I have been quiet here for some time. I have been on my moon. Alongside the brilliant pink full moon, this month it has loomed large. Its gifts, that feel like both a blessing and a curse, are a natural inward-drawing, a stirring of what is in the depths to rise to the surface, and a heightened sensitivity and capacity for feeling. And what I have been feeling is grief.
It’s taken me some days to recognise it. To know and name the swell of sadness rising up from the hollow shadows of my stomach like a wave, pressing for release at the back of my throat and eyes.
And I’ll be honest, it caught me by surprise. I live my life in service, purpose and community. And I live my life like a tidal wave of change. In the cellular knowing that what I have built and cherish could be gone at any moment.
So after a hilarious busyness of two weeks in self-isolation, and going with the rapidly unfolding flow upon to then land in a new home with dear friends near Byron Bay, I felt deeply grateful and ready to adapt.
But then, with the bitter grace of approaching moon days, the hollow sadness started to emerge. I noticed I didn’t want to face emails and voice messages. I’ve felt empty and heavy, sleeping hard and being slow to drag myself out of bed. I’ve scoured the news to get glimpses of how long the restrictions might last for, when international flights might fly again, when I could return to the place where my heart is. I stood on one of our beautiful beaches, with my heart deeply heavy. I’ve been watching my mind try to jump in and rationalise and chastise. I should be grateful for the abundance, support and good fortune I have here in Australia. But my heart and spirit is telling a different story: I don’t want to be here.

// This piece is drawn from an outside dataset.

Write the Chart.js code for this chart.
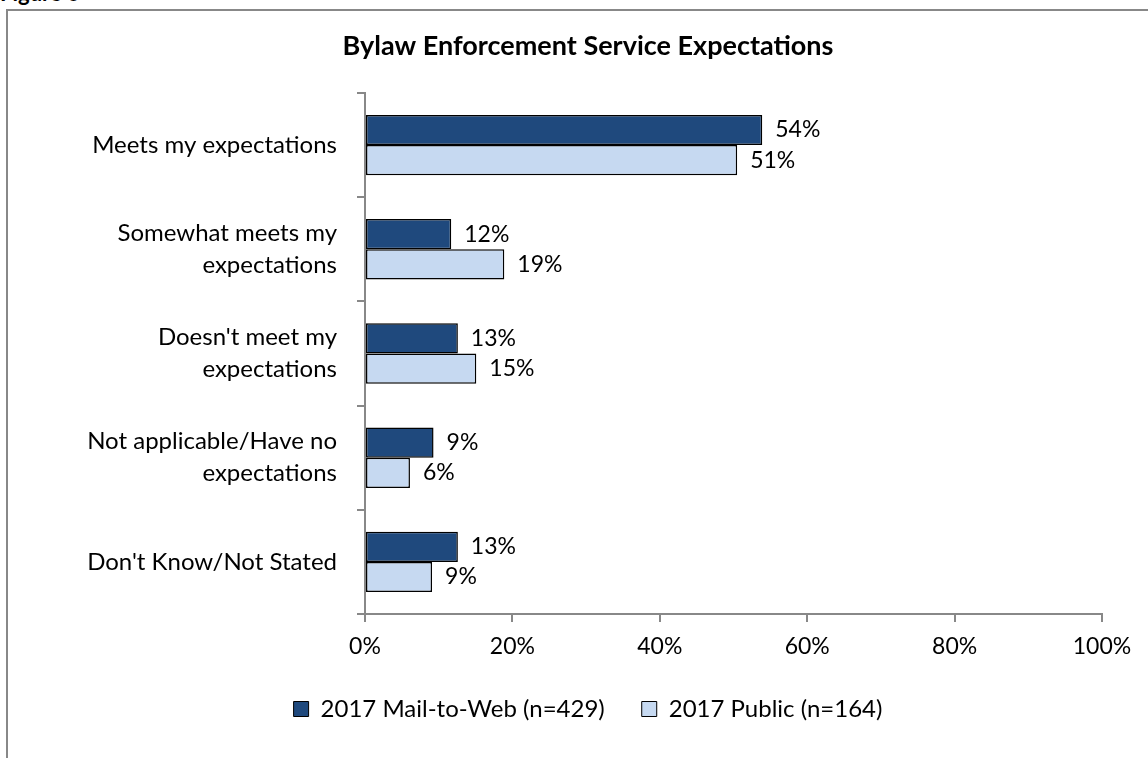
<!DOCTYPE html>
<html>
<head>
<meta charset="utf-8">
<title>Bylaw Enforcement Service Expectations</title>
<script src="https://cdn.jsdelivr.net/npm/chart.js@4/dist/chart.umd.min.js"></script>
<style>
 html, body { margin: 0; padding: 0; background: #fff; overflow: hidden; }
 #wrap { position: relative; width: 1148px; height: 758px; overflow: hidden; }
 #fig { position: absolute; left: 0; top: -21px; font: bold 22px Lato, sans-serif; color: #000; }
 #frame { position: absolute; left: 6px; top: 9px; width: 1200px; height: 800px; border: 2px solid #888; }
 #chart { position: absolute; left: 0; top: 0; }
</style>
</head>
<body>
<div id="wrap">
 <div id="fig">Figure 6</div>
 <div id="frame"></div>
 <canvas id="chart" width="1176" height="758"></canvas>
</div>
<script>
// Categorias e valores (%)
const categories = [
 "Meets my expectations",
 ["Somewhat meets my", "expectations"],
 ["Doesn't meet my", "expectations"],
 ["Not applicable/Have no", "expectations"],
 "Don't Know/Not Stated"
];
const mailToWeb = [53.9, 11.7, 12.6, 9.3, 12.6];
const publicSurvey = [50.5, 18.9, 15.1, 6.1, 9.1];
const seriesNames = ["2017 Mail-to-Web (n=429)", "2017 Public (n=164)"];
const xTicks = [0, 20, 40, 60, 80, 100];

const FONT = "Lato";

// rtulos de valor ao lado das barras
const valueLabels = {
 id: "valueLabels",
 afterDatasetsDraw(chart) {
 const ctx = chart.ctx;
 ctx.save();
 ctx.font = "23px " + FONT;
 ctx.fillStyle = "#000";
 ctx.textAlign = "left";
 ctx.textBaseline = "middle";
 chart.data.datasets.forEach((ds, i) => {
 chart.getDatasetMeta(i).data.forEach((bar, j) => {
 ctx.fillText(Math.round(ds.data[j]) + "%", bar.x + 13, bar.y);
 });
 });
 ctx.restore();
 }
};

const ctx = document.getElementById("chart").getContext("2d");

new Chart(ctx, {
 type: "bar",
 data: {
 labels: categories,
 datasets: [
 {
 label: seriesNames[0],
 data: mailToWeb,
 backgroundColor: "#1F497D",
 borderColor: "#000",
 borderWidth: 1.5,
 borderSkipped: false,
 categoryPercentage: 0.58,
 barPercentage: 1
 },
 {
 label: seriesNames[1],
 data: publicSurvey,
 backgroundColor: "#C6D9F1",
 borderColor: "#000",
 borderWidth: 1.5,
 borderSkipped: false,
 categoryPercentage: 0.58,
 barPercentage: 1
 }
 ]
 },
 options: {
 responsive: false,
 animation: false,
 indexAxis: "y",
 layout: { padding: { left: 0, right: 0, top: 0, bottom: 27 } },
 plugins: {
 title: {
 display: true,
 text: "Bylaw Enforcement Service Expectations",
 color: "#000",
 font: { family: FONT, size: 27, weight: "bold" },
 padding: { top: 30, bottom: 30.6 }
 },
 legend: {
 position: "bottom",
 labels: {
 color: "#000",
 font: { family: FONT, size: 24 },
 boxWidth: 15,
 boxHeight: 15,
 padding: 37,
 generateLabels(chart) {
 return chart.data.datasets.map((ds, i) => ({
 text: ds.label,
 fillStyle: ds.backgroundColor,
 strokeStyle: "#000",
 lineWidth: 1,
 datasetIndex: i,
 fontColor: "#000"
 }));
 }
 }
 },
 tooltip: { enabled: false }
 },
 scales: {
 x: {
 min: 0,
 max: 100,
 afterBuildTicks(scale) {
 scale.ticks = xTicks.map(v => ({ value: v }));
 },
 ticks: {
 color: "#000",
 font: { family: FONT, size: 23 },
 padding: 11,
 callback: v => v + "%"
 },
 grid: { drawOnChartArea: false, drawTicks: true, tickLength: 8, color: "#888", lineWidth: 2 },
 border: { color: "#888", width: 2 },
 afterFit(scale) { scale.height = 46; }
 },
 y: {
 ticks: {
 color: "#000",
 font: { family: FONT, size: 24, lineHeight: 1.33 },
 padding: 20
 },
 grid: { drawOnChartArea: false, drawTicks: true, tickLength: 8, color: "#888", lineWidth: 2, offset: true },
 border: { color: "#888", width: 2 },
 afterFit(scale) { scale.width = 365; }
 },
 spacer: {
 axis: "y",
 position: "right",
 display: true,
 ticks: { display: false },
 grid: { display: false },
 border: { display: false },
 afterFit(scale) { scale.width = 74; }
 }
 }
 },
 plugins: [valueLabels]
});
</script>
</body>
</html>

Then I realised, I’m grieving. Like so many of us – probably all of us, whether we know it and feel it yet or not. For the life of freedom, movement, and community that suddenly was taken out from under us, even in the name of our ‘safety’. For the loss of work, income, family, friends, our familiar ways of life. For the lack of certainty, food and essentials, or being able to go outside without fear of being fined or beaten. For all of those who are suffering deeply, losing their lives or loved ones, without food or shelter, experiencing greater violence and poverty, who are deeply isolated and alone. For the potential ongoing loss of civil liberties. For simple human touch.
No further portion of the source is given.